Should the Life Companies Release More Claims Information to Assist the Adviser Engage With Their Client?
- Yes (92%)
- Doesn't Matter (6%)
- No (2%)
- Not Sure (0%)
The release of the risk store’s 2008 industry claims statisticsforms the basis of our latest riskinfo poll.
We want to know whether your client engagement would be enhanced if you were able to access more information from the life companies that highlights the nature and extent of claims paid to Australians.
There is an almost universal lament within the insurance community that the Australian public believes the life insurance industry simply does not pay claims, or at least does not pay enough. It is an excuse used often when clients and prospective clients deal with financial advisers and an attitude that also discourages many advisers.
… the challenge for advisers and the industry is to have that positive message understood and absorbed by the consumer
The opposite is the case, as demonstrated by the risk store’s 2008 claims statistics, and IFSA’s latest industry claims report (see riskinfo article IFSA Releases Results of Claims Experience Investigation). But the challenge for advisers and the industry is to have that positive message understood and absorbed by the consumer.

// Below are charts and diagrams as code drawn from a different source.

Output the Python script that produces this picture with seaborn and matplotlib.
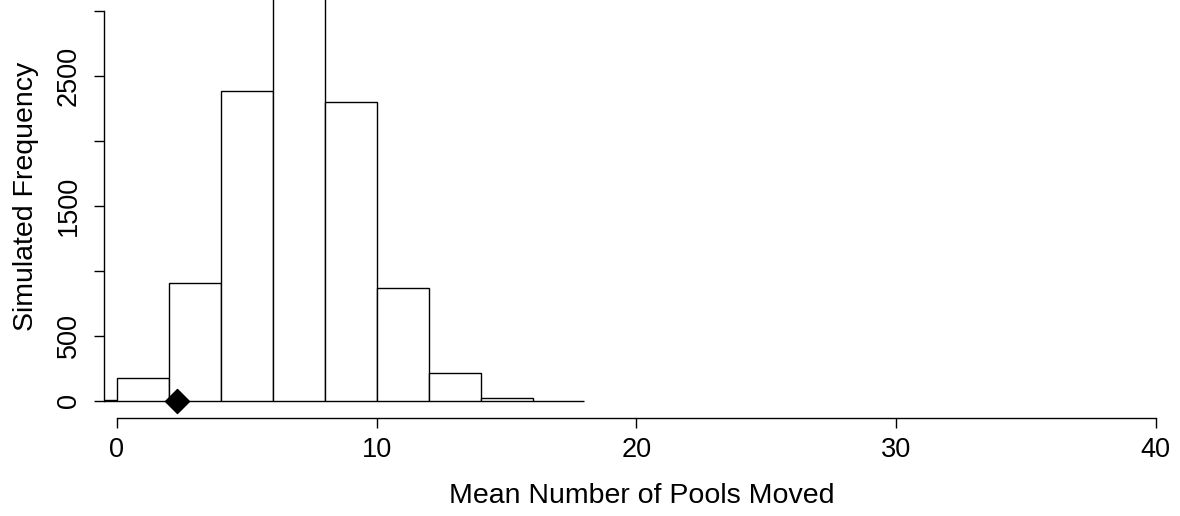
import numpy as np
import matplotlib
matplotlib.use("Agg")
import matplotlib.pyplot as plt
import seaborn as sns

# histogram bins (left edges) and simulated counts
bin_edges = [-2, 0, 2, 4, 6, 8, 10, 12, 14, 16, 18]
counts = [8, 180, 905, 2385, 3350, 2300, 870, 215, 25, 0]
observed_mean = 2.3

x_ticks = [0, 10, 20, 30, 40]
y_ticks = [0, 500, 1000, 1500, 2000, 2500, 3000]
y_tick_labels = ["0", "500", "", "1500", "", "2500", ""]

sns.set_style("white")
plt.rcParams['font.family'] = ['Liberation Sans', 'DejaVu Sans']

centers = [(a + b) / 2 for a, b in zip(bin_edges[:-1], bin_edges[1:])]

fig = plt.figure(figsize=(11.8, 5.16), dpi=100)
ax = fig.add_axes([104 / 1180, 1 - 418 / 516, (1180 - 104) / 1180, 418 / 516])

sns.histplot(x=centers, weights=counts, bins=bin_edges, stat='count',
             color='white', edgecolor='black', linewidth=1.0, alpha=1, ax=ax)

ax.scatter([observed_mean], [0], marker='D', s=150, color='black',
           clip_on=False, zorder=5)

ax.set_xlim(-0.5, (1180 - 117) / 25.97)
ax.set_ylim(-131, 3085)

for s in ['top', 'right']:
    ax.spines[s].set_visible(False)
ax.spines['bottom'].set_bounds(0, 40)
ax.spines['left'].set_bounds(0, 3000)
for s in ['bottom', 'left']:
    ax.spines[s].set_color('black')
    ax.spines[s].set_linewidth(1.0)

ax.set_xticks(x_ticks)
ax.set_yticks(y_ticks)
ax.set_yticklabels(y_tick_labels, rotation=90, va='center')
ax.tick_params(axis='both', direction='out', length=7, width=1.0,
               colors='black', labelsize=19.5, left=True, bottom=True)
ax.tick_params(axis='x', pad=7)
ax.tick_params(axis='y', pad=9)

ax.set_xlabel("Mean Number of Pools Moved", fontsize=20.5, labelpad=14,
              color='black')
ax.set_ylabel("Simulated Frequency", fontsize=20.5, labelpad=12,
              color='black')
# R centres the label on a plot region that runs past the top of the image
ax.yaxis.label.set_y(0.53)

fig.savefig("out.png", dpi=100)
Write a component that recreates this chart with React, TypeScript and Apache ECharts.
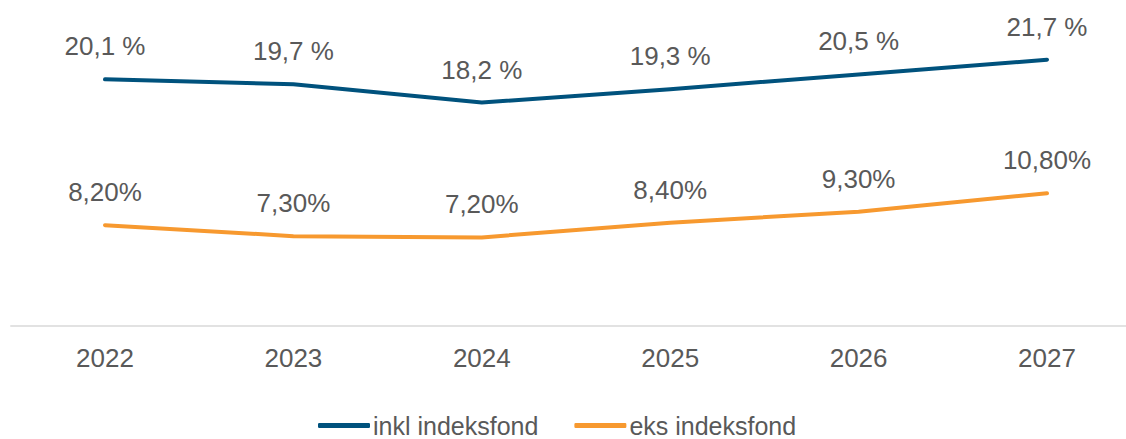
import React, { useEffect, useRef } from "react";
import * as echarts from "echarts";

const years = ["2022", "2023", "2024", "2025", "2026", "2027"];
const inkl = [20.1, 19.7, 18.2, 19.3, 20.5, 21.7];
const eks = [8.2, 7.3, 7.2, 8.4, 9.3, 10.8];
const seriesNames = ["inkl indeksfond", "eks indeksfond"];

const TEXT = "#595959";
const BLUE = "#00527d";
const ORANGE = "#f7992f";
const FONT = "Liberation Sans, Arial, sans-serif";

export default function App() {
  const ref = useRef<HTMLDivElement>(null);
  useEffect(() => {
    if (!ref.current) return;
    const chart = echarts.init(ref.current, undefined, { renderer: "svg" });
    const labelBase = {
      show: true,
      position: "top",
      distance: 19.5,
      color: TEXT,
      fontSize: 26,
      lineHeight: 26,
      fontFamily: FONT,
    };
    chart.setOption({
      animation: false,
      textStyle: { fontFamily: FONT },
      grid: {
        left: 10.8,
        width: 1130.4,
        top: 19.3,
        height: 306.3,
        containLabel: false,
        outerBoundsMode: "none",
      },
      xAxis: {
        type: "category",
        data: years,
        boundaryGap: true,
        axisLine: { show: true, lineStyle: { color: "#d9d9d9", width: 1.5 } },
        axisTick: { show: false },
        axisLabel: { color: TEXT, fontSize: 26, fontFamily: FONT, margin: 19 },
      },
      yAxis: {
        type: "value",
        min: 0,
        max: 25,
        show: false,
        splitLine: { show: false },
      },
      legend: {
        data: seriesNames,
        left: 318,
        top: 413,
        padding: 0,
        itemGap: 36,
        itemWidth: 52,
        itemHeight: 5,
        icon: "roundRect",
        textStyle: { color: TEXT, fontSize: 25, lineHeight: 22, fontFamily: FONT, padding: [0, 0, 0, -2] },
      },
      series: [
        {
          name: seriesNames[0],
          type: "line",
          data: inkl,
          symbol: "circle",
          symbolSize: 1,
          showSymbol: true,
          color: BLUE,
          itemStyle: { color: BLUE },
          lineStyle: { color: BLUE, width: 4, cap: "round", join: "round" },
          label: {
            ...labelBase,
            formatter: (p: any) => p.value.toFixed(1).replace(".", ",") + " %",
          },
        },
        {
          name: seriesNames[1],
          type: "line",
          data: eks,
          symbol: "circle",
          symbolSize: 1,
          showSymbol: true,
          color: ORANGE,
          itemStyle: { color: ORANGE },
          lineStyle: { color: ORANGE, width: 4, cap: "round", join: "round" },
          label: {
            ...labelBase,
            formatter: (p: any) => p.value.toFixed(2).replace(".", ",") + "%",
          },
        },
      ],
    });
    return () => chart.dispose();
  }, []);
  return (
    <div
      ref={ref}
      style={{ position: "fixed", left: 0, top: 0, width: 1126, height: 439, background: "#fff" }}
    />
  );
}
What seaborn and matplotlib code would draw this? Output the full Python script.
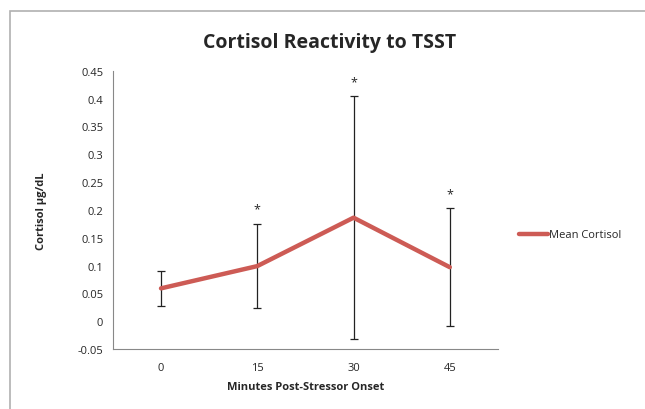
import numpy as np
import pandas as pd
import matplotlib
matplotlib.use("Agg")
import matplotlib.pyplot as plt
import seaborn as sns
from matplotlib.patches import Rectangle

minutes = ["0", "15", "30", "45"]
mean_cortisol = [0.059, 0.099, 0.186, 0.097]
err_cortisol = [0.031, 0.076, 0.218, 0.106]
significant = [False, True, True, True]

sns.set_style("white")
plt.rcParams['font.family'] = ['Open Sans', 'DejaVu Sans']

df = pd.DataFrame({'minutes': minutes, 'cortisol': mean_cortisol})

fig = plt.figure(figsize=(6.45, 4.10), dpi=100)
ax = fig.add_axes([0.175, 0.1463, 0.597, 0.6787])

# frame around the chart area, Excel style
fig.patches.append(Rectangle((10 / 645, -0.1), 1.2, 1 - 12 / 410 + 0.1,
                             transform=fig.transFigure, fill=False,
                             edgecolor='#b0b0b0', linewidth=1.2))

pos = np.arange(len(minutes))
ax.errorbar(pos, mean_cortisol, yerr=err_cortisol, fmt='none', ecolor='#222222',
            elinewidth=0.9, capsize=3, capthick=0.9, zorder=2)
sns.lineplot(x=pos, y=df['cortisol'], ax=ax, color='#cd5b55', linewidth=3.2,
             label='Mean Cortisol', zorder=3, legend=False)

for p, m, e, s in zip(pos, mean_cortisol, err_cortisol, significant):
    if s:
        ax.annotate('*', (p, m + e), xytext=(0, 6), textcoords='offset points',
                    ha='center', va='bottom', fontsize=9)

ax.set_xlim(-0.5, 3.5)
ax.set_ylim(-0.05, 0.45)
ax.set_yticks(np.arange(-0.05, 0.451, 0.05))
ax.set_yticklabels(['-0.05', '0', '0.05', '0.1', '0.15', '0.2', '0.25', '0.3', '0.35', '0.4', '0.45'])
ax.set_xticks(pos)
ax.set_xticklabels(minutes)
ax.set_xticks(np.arange(-0.5, 3.6, 1), minor=True)
ax.tick_params(axis='x', which='major', length=0, pad=9, labelsize=8)
ax.tick_params(axis='x', which='minor', length=4, width=0.8, color='#888888', direction='out')
ax.tick_params(axis='y', length=4, width=0.8, color='#888888', direction='out', labelsize=8, pad=3)

for side in ['top', 'right']:
    ax.spines[side].set_visible(False)
for side in ['left', 'bottom']:
    ax.spines[side].set_color('#888888')
    ax.spines[side].set_linewidth(0.8)

ax.set_xlabel('Minutes Post-Stressor Onset', fontsize=8, fontweight='bold', labelpad=6)
ax.set_ylabel('Cortisol µg/dL', fontsize=8, fontweight='bold', labelpad=22)
fig.text(330 / 645, 1 - 43 / 410, 'Cortisol Reactivity to TSST', ha='center', va='center',
         fontsize=14, fontweight='bold')

ax.legend(handles=ax.get_lines()[-1:], labels=['Mean Cortisol'], loc='center left',
          bbox_to_anchor=(1.03, 0.41), frameon=False, fontsize=8, handlelength=2.6,
          handletextpad=0.1)

fig.savefig('out.png', dpi=100)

Traditionally, life companies have been reluctant to release information about their claims experience. The reasons are serious and practical - the more detail an insurer releases about its claims history, the better chance there is of its competitors and others determining its underlying profitability when combining claims data with statutory (public) reporting required by APRA. In other words, the information is ‘market sensitive’.
But in recent years, the tide had begun to turn. It’s turning slowly, but it’s turning, with a number of insurers releasing more and more detail about the make-up of their claims book, such as the breakdown of trauma events, the overall dollar value and proportion of claims per event and category, as well as average claims paid per insurance category (ie Death, TPD, Trauma, Income Protection).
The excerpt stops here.